### Data extract

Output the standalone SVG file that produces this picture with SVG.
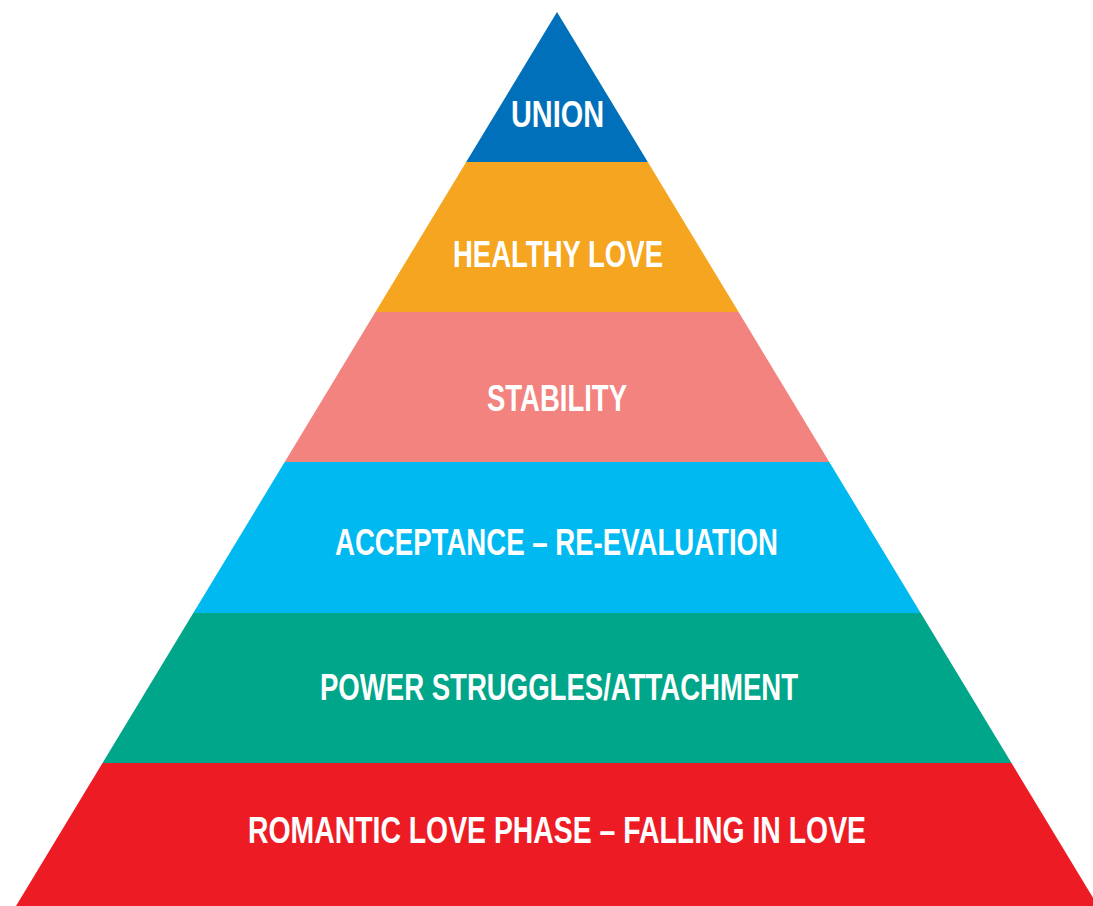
<svg xmlns="http://www.w3.org/2000/svg" width="1093" height="906" viewBox="0 0 1093 906">
  <style>
    .lbl { font-family: "Liberation Sans", Arial, sans-serif; font-weight: bold; font-size: 36px; fill: #ffffff; }
  </style>
  <rect width="1093" height="906" fill="#ffffff"/>
  <!-- Pyramid tiers, apex at (557,12), base spans 16..1098 at y=906 -->
  <g id="tier-union">
    <polygon points="557,12 647.8,162 466.2,162" fill="#0070BA"/>
    <text class="lbl" x="511" y="127" textLength="93" lengthAdjust="spacingAndGlyphs">UNION</text>
  </g>
  <g id="tier-healthy-love">
    <polygon points="466.2,162 647.8,162 738.6,312 375.4,312" fill="#F5A51F"/>
    <text class="lbl" x="453" y="267" textLength="210" lengthAdjust="spacingAndGlyphs">HEALTHY LOVE</text>
  </g>
  <g id="tier-stability">
    <polygon points="375.4,312 738.6,312 829.3,462 284.7,462" fill="#F2837F"/>
    <text class="lbl" x="487" y="411" textLength="140" lengthAdjust="spacingAndGlyphs">STABILITY</text>
  </g>
  <g id="tier-acceptance">
    <polygon points="284.7,462 829.3,462 920.7,613 193.3,613" fill="#00B9F1"/>
    <text class="lbl" x="335" y="555" textLength="443" lengthAdjust="spacingAndGlyphs">ACCEPTANCE – RE-EVALUATION</text>
  </g>
  <g id="tier-power-struggles">
    <polygon points="193.3,613 920.7,613 1011.5,763 102.5,763" fill="#00A68A"/>
    <text class="lbl" x="320" y="700" textLength="478" lengthAdjust="spacingAndGlyphs">POWER STRUGGLES/ATTACHMENT</text>
  </g>
  <g id="tier-romantic-love">
    <polygon points="102.5,763 1011.5,763 1098,906 16,906" fill="#ED1C24"/>
    <text class="lbl" x="248" y="843" textLength="618" lengthAdjust="spacingAndGlyphs">ROMANTIC LOVE PHASE – FALLING IN LOVE</text>
  </g>
  <g id="connectors"/>
</svg>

######

Prompt: Reproduce the material in its entirety and word for word, without the pictures.

Final answer:
Output the standalone SVG file that produces this picture with SVG.
<svg xmlns="http://www.w3.org/2000/svg" width="1093" height="906" viewBox="0 0 1093 906">
  <style>
    .lbl { font-family: "Liberation Sans", Arial, sans-serif; font-weight: bold; font-size: 36px; fill: #ffffff; }
  </style>
  <rect width="1093" height="906" fill="#ffffff"/>
  <!-- Pyramid tiers, apex at (557,12), base spans 16..1098 at y=906 -->
  <g id="tier-union">
    <polygon points="557,12 647.8,162 466.2,162" fill="#0070BA"/>
    <text class="lbl" x="511" y="127" textLength="93" lengthAdjust="spacingAndGlyphs">UNION</text>
  </g>
  <g id="tier-healthy-love">
    <polygon points="466.2,162 647.8,162 738.6,312 375.4,312" fill="#F5A51F"/>
    <text class="lbl" x="453" y="267" textLength="210" lengthAdjust="spacingAndGlyphs">HEALTHY LOVE</text>
  </g>
  <g id="tier-stability">
    <polygon points="375.4,312 738.6,312 829.3,462 284.7,462" fill="#F2837F"/>
    <text class="lbl" x="487" y="411" textLength="140" lengthAdjust="spacingAndGlyphs">STABILITY</text>
  </g>
  <g id="tier-acceptance">
    <polygon points="284.7,462 829.3,462 920.7,613 193.3,613" fill="#00B9F1"/>
    <text class="lbl" x="335" y="555" textLength="443" lengthAdjust="spacingAndGlyphs">ACCEPTANCE – RE-EVALUATION</text>
  </g>
  <g id="tier-power-struggles">
    <polygon points="193.3,613 920.7,613 1011.5,763 102.5,763" fill="#00A68A"/>
    <text class="lbl" x="320" y="700" textLength="478" lengthAdjust="spacingAndGlyphs">POWER STRUGGLES/ATTACHMENT</text>
  </g>
  <g id="tier-romantic-love">
    <polygon points="102.5,763 1011.5,763 1098,906 16,906" fill="#ED1C24"/>
    <text class="lbl" x="248" y="843" textLength="618" lengthAdjust="spacingAndGlyphs">ROMANTIC LOVE PHASE – FALLING IN LOVE</text>
  </g>
  <g id="connectors"/>
</svg>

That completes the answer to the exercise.